Amphitryon de Molière, mise en scène de Christophe Rauck
Amphitryon de Molière, mise en scène de Christophe Rauck (en russe, surtitré en français)
La pièce, l’une des dernières de Molière (1678) qui s’est inspiré de celle de Plaute, a pour thème les amours compliquées de Jupiter et de la belle Alcmène. Le roi des dieux, amoureux fou d’elle, descend sur terre avec son fidèle Mercure, et prend le visage d’Amphitryon, le mari d’Alcmène. Et Mercure, celui de Sosie, le valet d’Amphitryon. C’est la nuit et la belle croit au retour de son mari et s’offre… à Jupiter pour une longue nuit d’amour. Mais le vrai Amphitryon revient et Alcmène qui croit avoir passé la nuit avec lui, l’accueille mais sans plus…
Christophe Rauck a voulu monter cette pièce avec les «Fomenkis», les anciens élèves de Piotr Fomenko (1932-2012), l’un des plus célèbres metteurs en scène du théâtre russe, avec quelque soixante mises en scène et un enseignement exemplaire (voir Le Théâtre du blog). Il les rencontra à Moscou, quand il était en tournée en 2007 avec Le Mariage de Figaro et les comédiens du Français.
Cette création, précise-t-il, a aussi été l’occasion d’un échange entre les seize élèves de l’Ecole du Nord et les dix-neuf du GITIS, la grande école russe. Dans cette pièce, Molière n’en finit pas de s’amuser selon les moments, avec différentes formes de vers (alexandrins et octosyllabes), ce qui lui donne une liberté poétique pour raconter cette invraisemblable histoire d’amour entre un dieu et une mortelle. Et, pour la première fois, les acteurs de Piotr Fomenko étaient dirigés par un metteur en scène étranger, et français, avec une pièce de du dramaturge national.

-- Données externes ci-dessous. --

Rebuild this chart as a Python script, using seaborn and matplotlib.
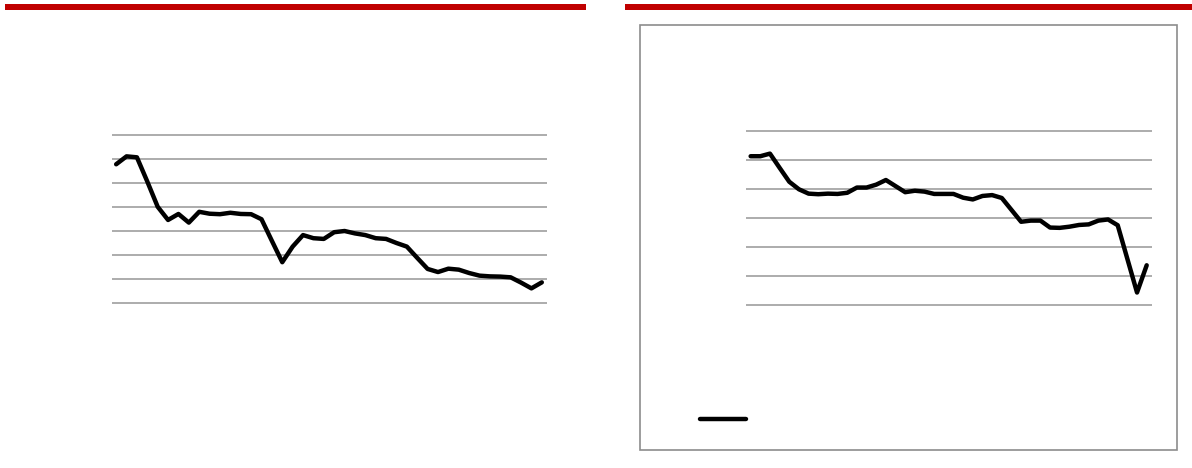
import pandas as pd
import matplotlib.pyplot as plt
import seaborn as sns
from matplotlib.patches import Rectangle
from matplotlib.lines import Line2D

# left panel series (42 periods)
left_vals = [57.8, 61.1, 60.7, 50.6, 40.1, 34.6, 37.1, 33.5, 38.0, 37.2,
             37.0, 37.6, 37.1, 37.0, 34.9, 25.9, 17.0, 23.5, 28.3, 27.0,
             26.7, 29.5, 30.0, 29.0, 28.3, 27.0, 26.7, 25.0, 23.5, 18.8,
             14.2, 12.9, 14.3, 13.9, 12.5, 11.4, 11.1, 11.0, 10.7, 8.5,
             6.1, 8.6]

# right panel series (42 periods)
right_vals = [51.3, 51.3, 52.2, 47.3, 42.5, 39.9, 38.4, 38.2, 38.4, 38.3,
              38.7, 40.5, 40.5, 41.5, 43.1, 41.0, 38.9, 39.4, 39.1, 38.3,
              38.3, 38.3, 37.0, 36.4, 37.6, 37.9, 36.9, 32.8, 28.7, 29.1,
              29.1, 26.7, 26.6, 27.0, 27.6, 27.8, 29.1, 29.5, 27.5, 15.9,
              4.3, 13.7]

left_df = pd.DataFrame({'t': range(len(left_vals)), 'v': left_vals})
right_df = pd.DataFrame({'t': range(len(right_vals)), 'v': right_vals})

sns.set_style("white")
fig = plt.figure(figsize=(11.92, 4.68), dpi=100)

red = '#c00000'
grid_c = '#a6a6a6'
lw = 3.2

# red header bars
fig.add_artist(Rectangle((5/1192, 1-10/468), 581/1192, 6/468, color=red, lw=0))
fig.add_artist(Rectangle((625/1192, 1-10/468), 567/1192, 6/468, color=red, lw=0))

# frame round the right panel
fig.add_artist(Rectangle((640/1192, 1-450/468), 537/1192, 425/468,
                         fill=False, edgecolor='#8c8c8c', lw=1.2))


def style(ax, top):
    ax.set_yticks(range(0, top + 1, 10))
    ax.yaxis.grid(True, color=grid_c, lw=1.3)
    ax.xaxis.grid(False)
    ax.tick_params(length=0, labelleft=False, labelbottom=False)
    for s in ax.spines.values():
        s.set_visible(False)
    ax.set_xlabel('')
    ax.set_ylabel('')
    ax.patch.set_alpha(0)


ax1 = fig.add_axes([112/1192, 1-305/468, 435/1192, 172/468])
sns.lineplot(data=left_df, x='t', y='v', ax=ax1, color='black', lw=lw)
ax1.set_xlim(-0.4, 41.5)
ax1.set_ylim(-0.83, 70.83)
style(ax1, 70)

ax2 = fig.add_axes([746/1192, 1-307/468, 406/1192, 178/468])
sns.lineplot(data=right_df, x='t', y='v', ax=ax2, color='black', lw=lw)
ax2.set_xlim(-0.48, 41.55)
ax2.set_ylim(-0.69, 60.69)
style(ax2, 60)

# legend sample with no label text
ax2.legend([Line2D([], [], color='black', lw=lw)], [''],
           loc='center left', bbox_to_anchor=(693/1192, 1-420/468),
           bbox_transform=fig.transFigure, frameon=False,
           handlelength=3.3, borderpad=0, handletextpad=0)

fig.savefig('out.png', dpi=100)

Sur le plateau noir, rien ou presque, sinon une passerelle, et un grand miroir face public qui, avec un bel effet d’optique, permet de voir certaines scènes avec des acteurs allongés au sol mais comme debout. Ce qui rend toute différente la perception de l’espace scénographique et ajoute une note de fantaisie et de poésie à cette pièce déjà hors-normes où Molière se fait un malin plaisir d’explorer les multiples formes du désir: l’intime, le permis, le toléré, l’interdit dans un couple, et le rapport des femmes comme des hommes au pouvoir et à la domination. Autre belle trouvaille d’Aurélie Thomas : la maison est ici figurée par de simples rubans de scotch auto-collés au sol. Ludique et en accord avec la rigueur absolue de sa scénographie. Vieux truc mais qui fonctionne très bien.
La mise en scène et la direction du jeu sont aussi de tout premier ordre. Karen Badalov (Sosie), Ivan Verkhovykh (Mercure), Vladimir Toptsov (Jupiter), et (Ksenaia Koutepova) possèdent un métier fabuleux et une réelle compréhension du texte. Bien entendu, il vaudrait mieux voir la pièce directement jouée en russe: la petite balade visuelle entre la scène et le sur-titrage imposée devient en effet vite un peu lassante. On a plus envie de bien voir les acteurs russes mais, du coup, on perd le texte. Mais, vu le scénario compliqué d’Amphitryon, impossible de faire autrement…
Du côté des réserves : nous ne partageons pas la passion qu’a Christophe Rauck pour ces foutus micros H.F. qui, ici, donnent une fois de plus, un côté uniforme et criailleur aux voix, ce que ne méritent pas des acteurs de cette envergure. Mais aux premières en France de ce spectacle, la balance était peut-être encore fragile. Par ailleurs, on aurait aimé que la mise en scène ait plus de fantaisie… Il y a parfois une sorte de raideur, comme si les comédiens russes avaient parfois obéi à quelque chose qu’ils ne ressentaient pas totalement.
C’est un beau spectacle que cet Amphitryon, pas toujours facile à appréhender. Mais l’occasion presque unique de voir une performance d’acteurs virtuoses comme ceux de l’atelier Piotr Fomenko, cela ne se refuse pas…
Philippe du Vignal
Théâtre du Nord, Grand-Place, Lille jusqu’au 17 mai.
Théâtre Gérard Philipe/Centre Dramatique National de Saint-Denis, du 20 au 24 mai.